Ma è Jim Messina, l'artefice della vittoria di Obama nel 2012, di quella di Cameron al referendum sulla secessione della Scozia...

«D'accordo. Però mi pare che stavolta i risultati della consulenza americana non siamo molto incoraggianti per il Sì: Del resto fin dall'inizio era evidente che la personalizzazione imposta dal presidente del Consiglio era autolesionistica».

Questo è stato il primo consiglio di Messina a Renzi.

«Un consiglio tardivo, accolto poi in parte. Ma, ripeto, era una cosa lampante. Renzi ha cominciato a farsi da parte solo dopo la sconfitta alle amministrative. Tra il primo turno e il ballottaggio nessuno dei candidati sindaci lo ha più voluto sul palco perché faceva perdere voti. Per il referendum si è messo in moto lo stesso meccanismo».

Che può fare allora il guru per invertire la tendenza?
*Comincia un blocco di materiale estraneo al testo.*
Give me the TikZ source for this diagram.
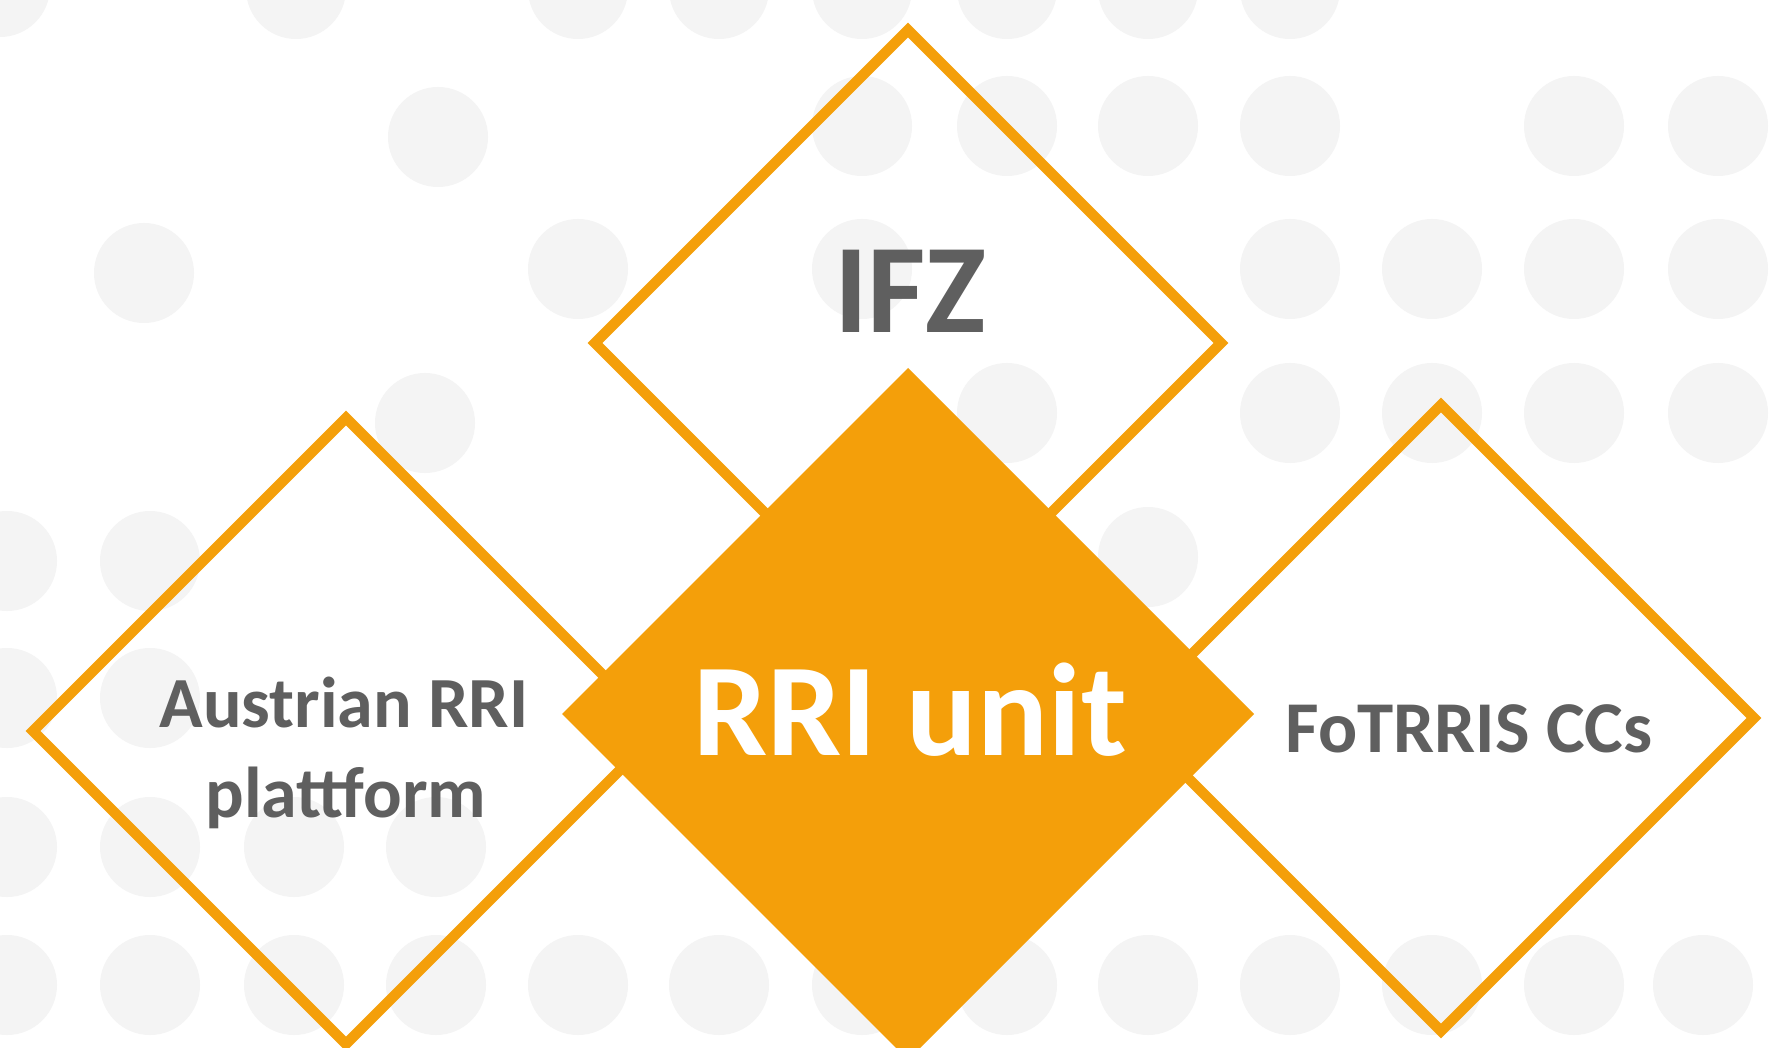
\documentclass[tikz,border=0pt]{standalone}
\usepackage{fontspec}
\setmainfont{Carlito}
\definecolor{rriorange}{HTML}{F49F0A}
\definecolor{dotgray}{HTML}{F4F4F4}
\definecolor{txtgray}{HTML}{5F5F5F}
\begin{document}
\begin{tikzpicture}[x=1pt,y=-1pt,
  dot/.style={fill=dotgray},
  outl/.style={draw=rriorange, line width=10.5pt, line join=miter},
  lbl/.style={inner sep=0pt, anchor=base, text=txtgray}]
\useasboundingbox (0,0) rectangle (1778,1048);
\fill[white] (0,0) rectangle (1778,1048);
\begin{scope}
\clip (0,0) rectangle (1778,1048);
% background dots
\foreach \x/\y in {0/-13, 296/-11, 578/-11, 719/-11, 862/-11, 1007/-11, 1148/-11, 1290/-11,
  438/137,
  862/126, 1007/126, 1148/126, 1290/126, 1574/126, 1718/126,
  144/273,
  578/269, 862/269, 1290/269, 1432/269, 1574/269, 1718/269,
  425/423,
  1007/413, 1290/413, 1432/413, 1574/413, 1718/413,
  1148/557,
  7/561, 150/561,
  7/698, 150/698,
  7/847, 150/847, 294/847, 436/847,
  7/985, 150/985, 294/985, 436/985, 578/985, 719/985, 862/985, 1007/985, 1148/985, 1290/985, 1432/985, 1574/985, 1703/985}
  \fill[dot] (\x,\y) circle[radius=50];
% outline diamonds
\draw[outl, shift={(908,343)}] (0,-313) -- (313,0) -- (0,313) -- (-313,0) -- cycle;
\draw[outl, shift={(346,731)}] (0,-313) -- (313,0) -- (0,313) -- (-313,0) -- cycle;
\draw[outl, shift={(1441,718)}] (0,-313) -- (313,0) -- (0,313) -- (-313,0) -- cycle;
% central filled diamond, on top of the outlines
\fill[rriorange, shift={(908,714)}] (0,-346) -- (346,0) -- (0,346) -- (-346,0) -- cycle;
\end{scope}
% labels
\node[lbl, font=\bfseries\fontsize{127}{150}\selectfont] (ifz) at (910,333) {IFZ};
\node[lbl, text=white, font=\bfseries\fontsize{132}{158}\selectfont] (rri) at (910,755) {RRI unit};
\node[lbl, font=\bfseries\fontsize{72}{88}\selectfont] (aus1) at (344,727) {Austrian RRI};
\node[lbl, font=\bfseries\fontsize{72}{88}\selectfont] (aus2) at (346,817) {plattform};
\node[lbl, font=\bfseries\fontsize{73}{88}\selectfont] (fot) at (1469,752) {FoTRRIS CCs};
\end{tikzpicture}
\end{document}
«Nulla. Il problema infatti è politico, non di comunicazione, e nasce dallo strappo compiuto facendo approvare la riforma costituzionale forzando il Parlamento, a colpi di fiducia, facendolo passare in un'aula semivuota e abbandonata dalle opposizioni. Ma le modifiche delle regole democratiche non si possono imporre a maggioranza».

Quindi il guru non serve.

«No, non serve. Qui ci troviamo di fronte a una questione sostanziale di politica che nessun mago del marketing potrà mai risolvere. Bisognerebbe cominciare riconoscendo l'errore, magari chiedendo scusa per non aver voluto coinvolgere l'opposizione nella riscrittura della Carta... non mi pare però che si stia manifestando questa intenzione».

Dunque, soldi buttati?

«Direi di sì».

E neanche pochi: 400mila euro è una bella parcella... Che ne pensa dal punto di vista etico?

«Che è una cifra enorme, uno sproposito per un partito che, peraltro, sta affrontando un periodo molto difficile sul piano economico. C'è un calo degli iscritti e dei contributi, ci sono diversi circoli costretti a chiudere i battenti perché non riescono a pagare l'affitto e le bollette. E poi si pagano 400mila euro allo stratega della comunicazione...».

Il comitato per Sì però sostiene che non si tratta di fondi sottratti al Pd. La parcella a Jim Messina e i manifesti sono stati pagati grazie ai contributi raccolti ai tavoli delle firme.

«Certo, il comitato del Sì può spendere come meglio crede i suoi soldi.

Ma al di là delle fonti del finanziamento, resta una decisione discutibile che riflette un'idea di politica molto lontana da un partito che dovrebbe essere legato alla gente e al territorio».